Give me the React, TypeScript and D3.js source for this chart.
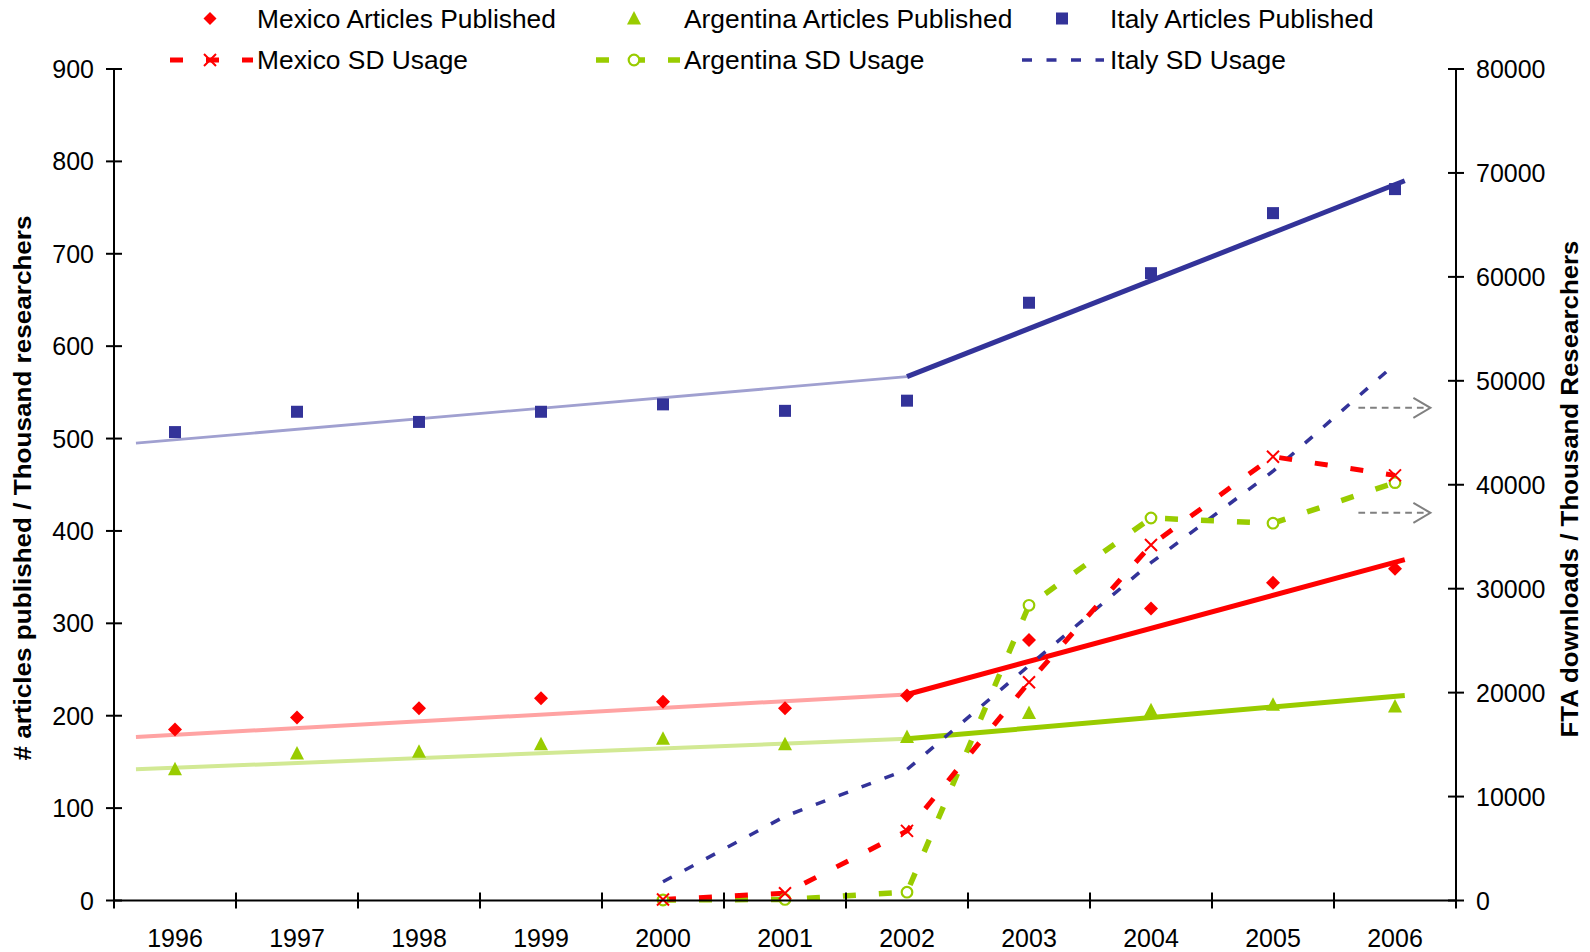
import React from "react";
import * as d3 from "d3";

// ---------- data ----------
const years = [1996, 1997, 1998, 1999, 2000, 2001, 2002, 2003, 2004, 2005, 2006];
const mexicoArticles = [185, 198, 208, 219, 215, 208, 222, 282, 316, 344, 359];
const argentinaArticles = [142, 159, 161, 169, 175, 169, 177, 203, 206, 212, 210];
const italyArticles = [507, 529, 518, 529, 537, 530, 541, 647, 679, 744, 770];

const sdYears = [2000, 2001, 2002, 2003, 2004, 2005, 2006];
const mexicoSD = [100, 700, 6700, 21000, 34200, 42700, 40900];
const argentinaSD = [50, 100, 800, 28400, 36800, 36300, 40200];
const italySD = [1800, 8100, 12600, 22600, 32500, 41300, 51600];

// trend lines (fitted segments as drawn in the source)
const trendEarlyYears = [1995.68, 2002];
const trendLateYears = [2002, 2006.08];
const mexicoTrendEarly = [177, 223];
const mexicoTrendLate = [223, 369];
const argentinaTrendEarly = [142, 175];
const argentinaTrendLate = [175, 222];
const italyTrendEarly = [495, 567];
const italyTrendLate = [567, 779];

// arrows pointing to the right axis
const arrowYears = [2005.7, 2006.29];
const arrowValues = [47400, 37300];

const leftTicks = [0, 100, 200, 300, 400, 500, 600, 700, 800, 900];
const rightTicks = [0, 10000, 20000, 30000, 40000, 50000, 60000, 70000, 80000];
const yearBoundaries = [1995.5, 1996.5, 1997.5, 1998.5, 1999.5, 2000.5, 2001.5, 2002.5, 2003.5, 2004.5, 2005.5, 2006.5];

const RED = "#FF0000";
const GREEN = "#99CC00";
const BLUE = "#333399";
const FONT = "'Liberation Sans', Arial, Helvetica, sans-serif";

export default function App() {
  const W = 1590, H = 952;
  const x0 = 114, x1 = 1456, yTop = 69, yBot = 900.5;
  const x = d3.scaleLinear().domain([1995.5, 2006.5]).range([x0, x1]);
  const yL = d3.scaleLinear().domain([0, 900]).range([yBot, yTop]);
  const yR = d3.scaleLinear().domain([0, 80000]).range([yBot, yTop]);

  const lineL = (xs: number[], vs: number[]) =>
    d3.line<number>().x((_, i) => x(xs[i])).y((d) => yL(d))(vs) || "";
  const lineR = (xs: number[], vs: number[]) =>
    d3.line<number>().x((_, i) => x(xs[i])).y((d) => yR(d))(vs) || "";

  const diamond = (cx: number, cy: number, r = 7) =>
    `M${cx},${cy - r}L${cx + r},${cy}L${cx},${cy + r}L${cx - r},${cy}Z`;
  const triangle = (cx: number, cy: number) =>
    `M${cx},${cy - 7.5}L${cx + 7},${cy + 6}L${cx - 7},${cy + 6}Z`;
  const cross = (cx: number, cy: number, r = 6) =>
    `M${cx - r},${cy - r}L${cx + r},${cy + r}M${cx - r},${cy + r}L${cx + r},${cy - r}`;

  const tickFont = 25;
  const legendText = (tx: number, ty: number, label: string) => (
    <text transform={`translate(${tx},${ty}) scale(1.055,1)`} dy="0.36em" fontSize={25}>{label}</text>
  );

  return (
    <svg width={W} height={H} style={{ position: "absolute", left: 0, top: 0, background: "#fff" }} fontFamily={FONT}>
      <rect x={0} y={0} width={W} height={H} fill="#fff" />

      {/* trend lines early (thin, light) */}
      <path d={lineL(trendEarlyYears, italyTrendEarly)} stroke="#A0A0D0" strokeWidth={2.8} fill="none" />
      <path d={lineL(trendEarlyYears, mexicoTrendEarly)} stroke="#FFA3A3" strokeWidth={4} fill="none" />
      <path d={lineL(trendEarlyYears, argentinaTrendEarly)} stroke="#D2E994" strokeWidth={4} fill="none" />
      {/* trend lines late (bold) */}
      <path d={lineL(trendLateYears, italyTrendLate)} stroke={BLUE} strokeWidth={5} fill="none" />
      <path d={lineL(trendLateYears, mexicoTrendLate)} stroke={RED} strokeWidth={5} fill="none" />
      <path d={lineL(trendLateYears, argentinaTrendLate)} stroke={GREEN} strokeWidth={5} fill="none" />

      {/* article markers */}
      {years.map((yr, i) => (
        <rect key={"it" + yr} x={x(yr) - 6} y={yL(italyArticles[i]) - 6} width={12} height={12} fill={BLUE} />
      ))}
      {years.map((yr, i) => (
        <path key={"mx" + yr} d={diamond(x(yr), yL(mexicoArticles[i]))} fill={RED} />
      ))}
      {years.map((yr, i) => (
        <path key={"ar" + yr} d={triangle(x(yr), yL(argentinaArticles[i]))} fill={GREEN} />
      ))}

      {/* SD usage lines */}
      <path d={lineR(sdYears, italySD)} stroke={BLUE} strokeWidth={3.5} strokeDasharray="10,14.5" fill="none" />
      <path d={lineR(sdYears, argentinaSD)} stroke={GREEN} strokeWidth={5.5} strokeDasharray="13,23" fill="none" />
      <path d={lineR(sdYears, mexicoSD)} stroke={RED} strokeWidth={5} strokeDasharray="13,23" fill="none" />
      {sdYears.map((yr, i) => (
        <circle key={"as" + yr} cx={x(yr)} cy={yR(argentinaSD[i])} r={5.3} fill="#fff" stroke={GREEN} strokeWidth={2.2} />
      ))}
      {sdYears.map((yr, i) => (
        <path key={"ms" + yr} d={cross(x(yr), yR(mexicoSD[i]))} stroke={RED} strokeWidth={2} fill="none" />
      ))}

      {/* arrows to right axis */}
      {arrowValues.map((v) => {
        const ax0 = x(arrowYears[0]), ax1 = x(arrowYears[1]), ay = yR(v);
        return (
          <g key={"arr" + v} stroke="#808080" strokeWidth={2} fill="none">
            <line x1={ax0} x2={ax1 - 2} y1={ay} y2={ay} strokeDasharray="6.7,5" />
            <path d={`M${ax1 - 17},${ay - 10}L${ax1},${ay}L${ax1 - 17},${ay + 10}`} />
          </g>
        );
      })}

      {/* axes */}
      <g stroke="#000" strokeWidth={2}>
        <line x1={x0} x2={x0} y1={yTop} y2={yBot} />
        <line x1={x1} x2={x1} y1={yTop} y2={yBot} />
        <line x1={x0} x2={x1} y1={yBot} y2={yBot} />
        {leftTicks.map((t) => (
          <line key={"lt" + t} x1={x0 - 8} x2={x0 + 8} y1={yL(t)} y2={yL(t)} />
        ))}
        {rightTicks.map((t) => (
          <line key={"rt" + t} x1={x1 - 8} x2={x1 + 8} y1={yR(t)} y2={yR(t)} />
        ))}
        {yearBoundaries.map((b) => (
          <line key={"xt" + b} x1={x(b)} x2={x(b)} y1={yBot - 8} y2={yBot + 8} />
        ))}
      </g>
      {leftTicks.map((t) => (
        <text key={"ll" + t} x={94} y={yL(t)} dy="0.36em" textAnchor="end" fontSize={tickFont}>{t}</text>
      ))}
      {rightTicks.map((t) => (
        <text key={"rl" + t} x={1476} y={yR(t)} dy="0.36em" textAnchor="start" fontSize={tickFont}>{t}</text>
      ))}
      {years.map((yr) => (
        <text key={"xl" + yr} x={x(yr)} y={938} dy="0.36em" textAnchor="middle" fontSize={tickFont}>{yr}</text>
      ))}

      {/* axis titles */}
      <text transform="translate(31,488) rotate(-90)" textAnchor="middle" fontSize={24} fontWeight="bold"
        textLength={545} lengthAdjust="spacingAndGlyphs">
        # articles published / Thousand researchers
      </text>
      <text transform="translate(1578,489) rotate(-90)" textAnchor="middle" fontSize={24} fontWeight="bold"
        textLength={497} lengthAdjust="spacingAndGlyphs">
        FTA downloads / Thousand Researchers
      </text>

      {/* legend */}
      <g>
        <path d={diamond(210, 18.5, 6.5)} fill={RED} />
        {legendText(257, 18.5, "Mexico Articles Published")}
        <path d={triangle(634, 18.5)} fill={GREEN} />
        {legendText(684, 18.5, "Argentina Articles Published")}
        <rect x={1056} y={12.5} width={12} height={12} fill={BLUE} />
        {legendText(1110, 18.5, "Italy Articles Published")}

        <line x1={170} x2={253} y1={60} y2={60} stroke={RED} strokeWidth={5} strokeDasharray="13,23" />
        <path d={cross(210, 60)} stroke={RED} strokeWidth={2} fill="none" />
        {legendText(257, 60, "Mexico SD Usage")}
        <line x1={596} x2={680} y1={60} y2={60} stroke={GREEN} strokeWidth={5.5} strokeDasharray="13,23" />
        <circle cx={634} cy={60} r={5.3} fill="#fff" stroke={GREEN} strokeWidth={2.2} />
        {legendText(684, 60, "Argentina SD Usage")}
        <line x1={1022} x2={1104} y1={60} y2={60} stroke={BLUE} strokeWidth={3.5} strokeDasharray="10,14.5" />
        {legendText(1110, 60, "Italy SD Usage")}
      </g>
    </svg>
  );
}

########

■ Prompt ■
Omit the pictures, then repeat exactly each line from the beginning of the listing through the line with "2004.5, 2005.5, 2006.5];".

■ Right answer ■
Give me the React, TypeScript and D3.js source for this chart.
import React from "react";
import * as d3 from "d3";

// ---------- data ----------
const years = [1996, 1997, 1998, 1999, 2000, 2001, 2002, 2003, 2004, 2005, 2006];
const mexicoArticles = [185, 198, 208, 219, 215, 208, 222, 282, 316, 344, 359];
const argentinaArticles = [142, 159, 161, 169, 175, 169, 177, 203, 206, 212, 210];
const italyArticles = [507, 529, 518, 529, 537, 530, 541, 647, 679, 744, 770];

const sdYears = [2000, 2001, 2002, 2003, 2004, 2005, 2006];
const mexicoSD = [100, 700, 6700, 21000, 34200, 42700, 40900];
const argentinaSD = [50, 100, 800, 28400, 36800, 36300, 40200];
const italySD = [1800, 8100, 12600, 22600, 32500, 41300, 51600];

// trend lines (fitted segments as drawn in the source)
const trendEarlyYears = [1995.68, 2002];
const trendLateYears = [2002, 2006.08];
const mexicoTrendEarly = [177, 223];
const mexicoTrendLate = [223, 369];
const argentinaTrendEarly = [142, 175];
const argentinaTrendLate = [175, 222];
const italyTrendEarly = [495, 567];
const italyTrendLate = [567, 779];

// arrows pointing to the right axis
const arrowYears = [2005.7, 2006.29];
const arrowValues = [47400, 37300];

const leftTicks = [0, 100, 200, 300, 400, 500, 600, 700, 800, 900];
const rightTicks = [0, 10000, 20000, 30000, 40000, 50000, 60000, 70000, 80000];
const yearBoundaries = [1995.5, 1996.5, 1997.5, 1998.5, 1999.5, 2000.5, 2001.5, 2002.5, 2003.5, 2004.5, 2005.5, 2006.5];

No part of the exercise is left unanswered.